Victory model acquired by designer’s descendant

A cross-section model of HMS Victory, Admiral Nelson’s valiant flagship at the Battle of Trafalgar, has been acquired by a descendant of the man who originally designed the warship. Sir Benjamin Slade, 7th Baronet, bought the model at auction on January 8th for £450 (plus buyers premium) and took it home to Maunsel House, the family estate in Bridgwater, Somerset, where it joins two other models of Victory on display there.

Thomas Slade, Surveyor of the Navy, designed HMS Victory in 1759. The hull was completed in 1760 but the ship wasn’t launched until 1765, giving the wood of its hull years to season when usually ships only got a few months. That may have played a role in its longevity. Victory is the most successful first-rate ship of the line ever built. Slade died in 1771, decades before the ship he’d designed would rise to international fame at the Battle of Trafalgar in 1805.
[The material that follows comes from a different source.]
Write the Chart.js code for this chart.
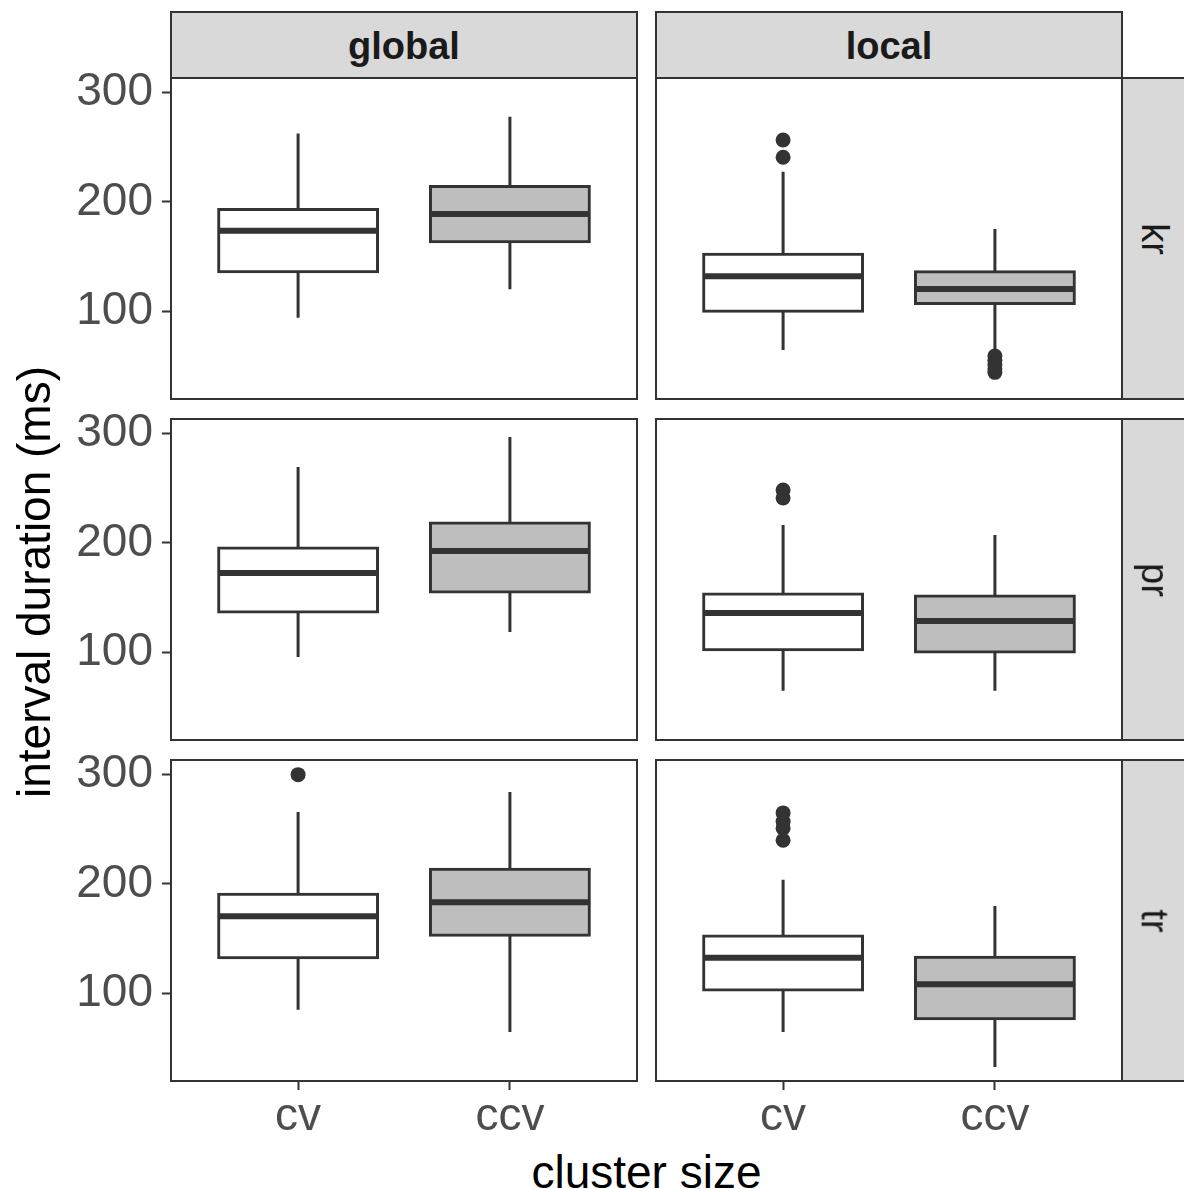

Victory was an inauspicious name, to put it mildly. The previous HMS Victory sank in a storm off the Channel Islands in 1744, only seven years after its launch. All 1,150 crewmen were lost. The Victory before that one had burned down in an accidental fire in 1721. Still, for whatever reason, likely because it was the only proposed name not in use, the 104-gun first-rate ship of the line was dubbed Victory and in the course of a most illustrious naval career redeemed the name for all time.
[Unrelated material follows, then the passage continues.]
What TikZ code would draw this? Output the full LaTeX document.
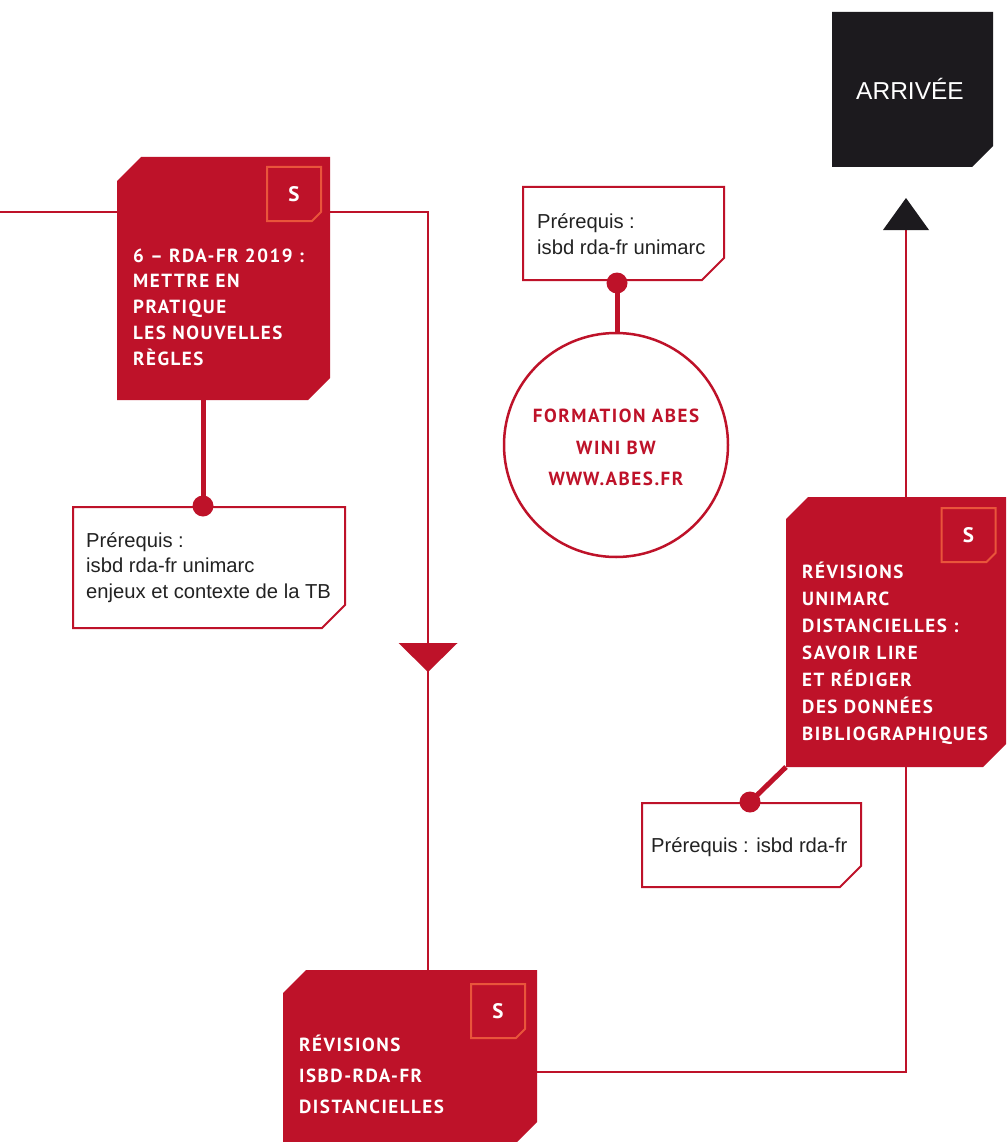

The Napoleonic Wars also advanced the fortunes of the Slade family. The 1st Baronet, Sir John “Black Jack” Slade, was given the title in 1831 in honor of his military accomplishments primarily during the Peninsular War, although he was held in active contempt by the Duke of Wellington and many of his subordinates.

The current Baronet is pretty much the Platonic form of that most deferential of euphemisms, the “eccentric millionaire.” Earlier this year the 73-year-old went on a matchmaking reality TV series to find a wife who “must be able to breed two sons” in exchange for him “showering [her] in jewels” and giving her £50,000 a month “pocket money.” Absolutely no Scorpios allowed. The year before that he featured on another reality show when bailiffs showed up at his door demanding payment on an unpaid £4,700 bill owed to, ironically, a wedding planner. Also he owns a peacock that attacked a Lexus because, Slade thinks, the peacock is gay and was attracted to the blue of the vehicle, thus forcing Slade to ban peacock blue Lexuses from Maunsel House and inspiring the truly great headline: Baronet Claims Peacock Sexually Attacked Car.

On the plus side, last year he offered to donate 50 old growth oak trees from his estate for the reconstruction of Notre Dame after the devastating fire of April 2019, a gesture that he hoped would make ammends for all the generations of Slades who went at the French with such deadly gusto.

Apparently he didn’t realize he was buying a cross-section model of HMS Victory and thought it was a full version to scale like the one five feet long that was gifted to his family by the Royal Navy in the 19th century. The dimensions are clearly stated on the catalogue page and it’s not like you can’t tell it’s a section from the picture. You literally see through it. That’s a large part of its charm, in fact, that you can see all the wee cannons and barrels and ballast and whatnot.

“It is a bit like ordering a birthday cake online and then only getting a slice. To think that I was worried that it would not fit in my car. Well, the joke is on me, that’s for sure.

“To be honest I was prepared to pay a lot more – I got a bit of a bargain in the end. It was much smaller than I thought it would be. It’s pretty tiny. Online it looked bigger.

“It one of those small models which lets you actually see a cross section and everything that went on inside the ship. I might put it on my bar.”

As long as he keeps the peacock away from it.